C’est la sixième personnalité nommée à ce job après le Gallois Alan Doss, fonctionnaire international qui a fait toute sa carrière au sein des Nations unies (il a débarqué en Côte d’Ivoire au titre de la MINUCI), le Béninois Albert Tévoédjrè (2003-2005), président du Comité de suivi de l’accord de Marcoussis (cf. LDD Bénin 005/Mardi 15 avril 2003), le Suédois Pierre Schori (2005-2007 - cf.LDD Côte d’Ivoire 0138/vendredi 4 mars 2005), le Sud-Coréen Choi Young-Jin (2007-2011) – qui a dû gérer la crise postélectorale 2010-2011 – et le Néerlandais Albert Gérard Koenders (2011-2013). Si c’est la deuxième fois qu’un Africain dirige l’ONUCI, c’est la première fois qu’une femme est consacrée.

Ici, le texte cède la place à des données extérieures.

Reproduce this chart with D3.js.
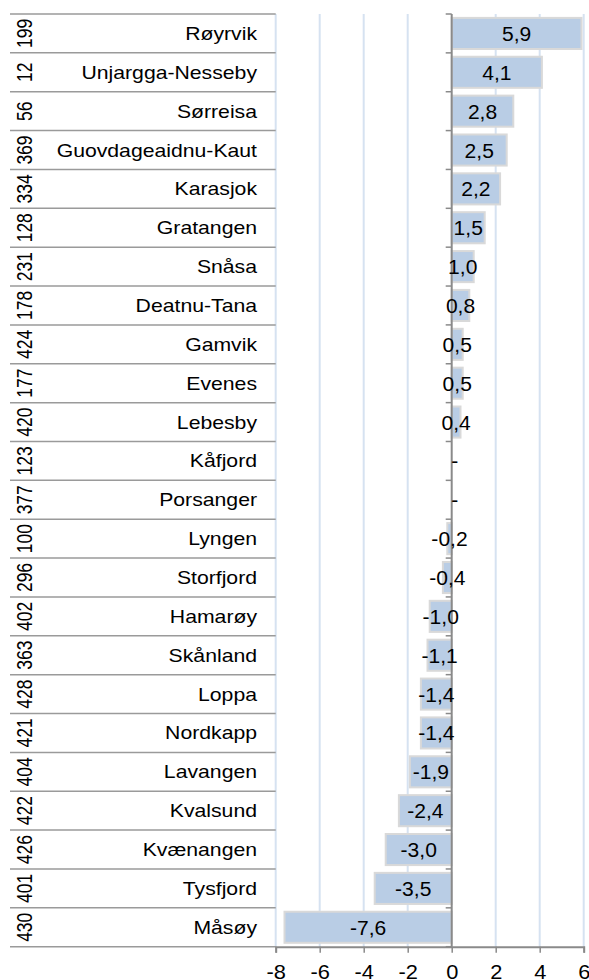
<!DOCTYPE html>
<html lang="no">
<head>
<meta charset="utf-8">
<title>Endring</title>
<style>
  body { margin: 0; background: #fff; }
  svg text { font-family: "Liberation Sans", Arial, sans-serif; fill: #000; }
</style>
</head>
<body>
<svg id="chart" width="589" height="980"></svg>
<script src="https://d3js.org/d3.v7.min.js"></script>
<script>
// data
var names = ["Røyrvik", "Unjargga-Nesseby", "Sørreisa", "Guovdageaidnu-Kaut", "Karasjok",
  "Gratangen", "Snåsa", "Deatnu-Tana", "Gamvik", "Evenes", "Lebesby", "Kåfjord",
  "Porsanger", "Lyngen", "Storfjord", "Hamarøy", "Skånland", "Loppa", "Nordkapp",
  "Lavangen", "Kvalsund", "Kvænangen", "Tysfjord", "Måsøy"];
var ranks = [199, 12, 56, 369, 334, 128, 231, 178, 424, 177, 420, 123,
  377, 100, 296, 402, 363, 428, 421, 404, 422, 426, 401, 430];
var values = [5.9, 4.1, 2.8, 2.5, 2.2, 1.5, 1.0, 0.8, 0.5, 0.5, 0.4, 0,
  0, -0.2, -0.4, -1.0, -1.1, -1.4, -1.4, -1.9, -2.4, -3.0, -3.5, -7.6];
var ticks = [-8, -6, -4, -2, 0, 2, 4, 6];

var svg = d3.select('#chart');
var plotTop = 14, plotBottom = 946.7, tableLeft = 10;

var x = d3.scaleLinear().domain([-8, 6]).range([275.7, 583.7]);
var y = d3.scaleBand().domain(d3.range(names.length)).range([plotTop, plotBottom])
  .paddingInner(0.2).paddingOuter(0.1);
var step = y.step();
function rowTop(i) { return plotTop + i * step; }

var fmt = function(v) {
  return v === 0 ? '-' : d3.format('.1f')(v).replace('.', ',').replace('−', '-');
};

// gridlines
svg.append('g').selectAll('line').data(ticks.filter(function(t) { return t !== 0; }))
  .enter().append('line')
  .attr('x1', function(d) { return x(d); }).attr('x2', function(d) { return x(d); })
  .attr('y1', plotTop).attr('y2', plotBottom)
  .attr('stroke', '#d6e2f1').attr('stroke-width', 2);

// table lines
svg.append('g').selectAll('line').data(d3.range(names.length + 1))
  .enter().append('line')
  .attr('x1', tableLeft).attr('x2', x(-8))
  .attr('y1', function(i) { return rowTop(i); }).attr('y2', function(i) { return rowTop(i); })
  .attr('stroke', '#9a9a9a').attr('stroke-width', 1.5);

// bars
svg.append('g').selectAll('rect').data(values)
  .enter().append('rect')
  .attr('x', function(d) { return x(Math.min(0, d)); })
  .attr('y', function(d, i) { return y(i); })
  .attr('width', function(d) { return Math.abs(x(d) - x(0)); })
  .attr('height', y.bandwidth())
  .attr('fill', '#b9cde5')
  .attr('stroke', function(d) { return d === 0 ? 'none' : '#d9d9d9'; })
  .attr('stroke-width', 2);

// zero axis with ticks at row boundaries
svg.append('line')
  .attr('x1', x(0)).attr('x2', x(0)).attr('y1', plotTop).attr('y2', plotBottom)
  .attr('stroke', '#8a8a8a').attr('stroke-width', 2);
svg.append('g').selectAll('line').data(d3.range(names.length + 1))
  .enter().append('line')
  .attr('x1', x(0) - 6).attr('x2', x(0))
  .attr('y1', function(i) { return rowTop(i); }).attr('y2', function(i) { return rowTop(i); })
  .attr('stroke', '#8a8a8a').attr('stroke-width', 1.5);

// bottom axis
var xAxis = svg.append('g').attr('transform', 'translate(0,' + plotBottom + ')')
  .call(d3.axisBottom(x).tickValues(ticks).tickSize(6).tickPadding(12)
    .tickFormat(function(d) { return d3.format('d')(d).replace('−', '-'); }));
xAxis.select('.domain').attr('stroke', '#8a8a8a').attr('stroke-width', 2);
xAxis.selectAll('.tick line').attr('stroke', '#8a8a8a').attr('stroke-width', 1.5);
xAxis.selectAll('.tick text').attr('font-size', 19.5).attr('font-family', '"Liberation Sans", Arial, sans-serif')
  .attr('fill', '#000').attr('transform', 'scale(1.12,1)');

// bar labels
svg.append('g').selectAll('text').data(values)
  .enter().append('text')
  .attr('transform', function(d, i) {
    var cx = d === 0 ? x(0) + 3 : (x(0) + x(d)) / 2;
    var cy = y(i) + y.bandwidth() / 2 + 7.5;
    return 'translate(' + cx + ',' + cy + ') scale(1.08,1)';
  })
  .attr('text-anchor', 'middle')
  .attr('font-size', 19.5)
  .text(fmt);

// names
svg.append('g').selectAll('text').data(names)
  .enter().append('text')
  .attr('transform', function(d, i) {
    return 'translate(257,' + (rowTop(i) + step / 2 + 6.5) + ') scale(1.14,1)';
  })
  .attr('text-anchor', 'end')
  .attr('font-size', 18.6)
  .text(function(d) { return d; });

// ranks, rotated
svg.append('g').selectAll('text').data(ranks)
  .enter().append('text')
  .attr('transform', function(d, i) {
    return 'translate(31.5,' + (rowTop(i) + step / 2) + ') scale(1.3,1) rotate(-90)';
  })
  .attr('text-anchor', 'middle')
  .attr('font-size', 17.5)
  .text(function(d) { return d; });
</script>
</body>
</html>
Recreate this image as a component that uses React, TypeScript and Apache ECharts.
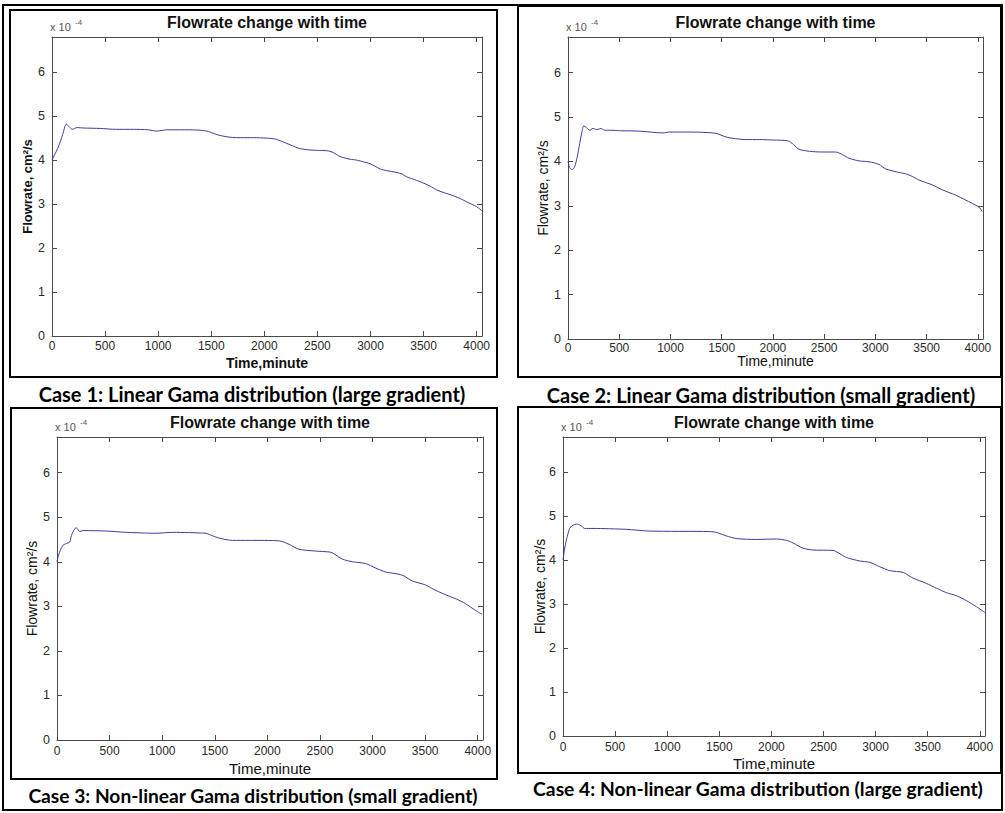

Le 27 février 2004, la résolution 1528 de l’ONU instituant l’ONUCI aura dix ans. Elle faisait suite à la Mission des Nations unies en Côte d’Ivoire (MINUCI), mission politique instituée en mai 2003 pour faciliter la mise en œuvre par les parties ivoiriennes de l’accord de paix signé avenue Kléber à Paris (dits accords de Marcoussis) en janvier 2003. Année après année, cette « opération » a été prolongée. A la suite de la crise postélectorale 2010-2011, l’ONUCI est restée sur le terrain « pour protéger les civils et soutenir le nouveau gouvernement ivoirien dans le désarmement, la démobilisation et la réinsertion des ex-combattants (DDR), ainsi que dans la réforme du secteur de la sécurité ».
L’ONUCI est une grosse machine : 575 millions de dollars en 2012-2013, 11.000 membres du personnel en uniforme, 417 membres du personnel civil international, 766 membres du personnel civil local, 174 volontaires des Nations unies (effectifs déployés au 31 mars 2013). L’ONUCI a payé sa part de pertes humaines : 109 tués ! Le mardi 16 avril 2013, dans son rapport sur la situation en Côte d’Ivoire, le sous-secrétaire général aux opérations de maintien de la paix, Edmond Mulet, soulignait que, « en dépit des progrès considérables accomplis depuis la fin de la crise postélectorale il y a deux ans, la Côte d’Ivoire continue de se heurter à des difficultés réelles, comme la présence d’éléments armés, la criminalité transnationale organisée, le terrorisme, la piraterie ou encore un secteur de la sécurité insuffisamment réformé ».
Il soulignait cependant le « rôle directeur et l’engagement personnel du président Ouattara » rappelant qu’il « importe que tous les partis politiques occupent l’espace politique qui est le leur et qu’ils participent de façon constructive à la vie politique du pays ». Sans dresser un parallèle entre Niger et Côte d’Ivoire, je note que, confronté à une « rébellion », à une crise politique majeure et à un coup d’Etat militaire, Niamey est parvenu à renouer avec la démocratie tandis que la Côte d’Ivoire est toujours sous « tutelle » de l’ONU. La question se pose de savoir si cette « tutelle » est productive ; ou si la Côte d’Ivoire, à l’instar du Niger, ne s’en serait pas, politiquement, mieux sortie seule, par elle-même. Mais peut-être n’en était-elle pas capable.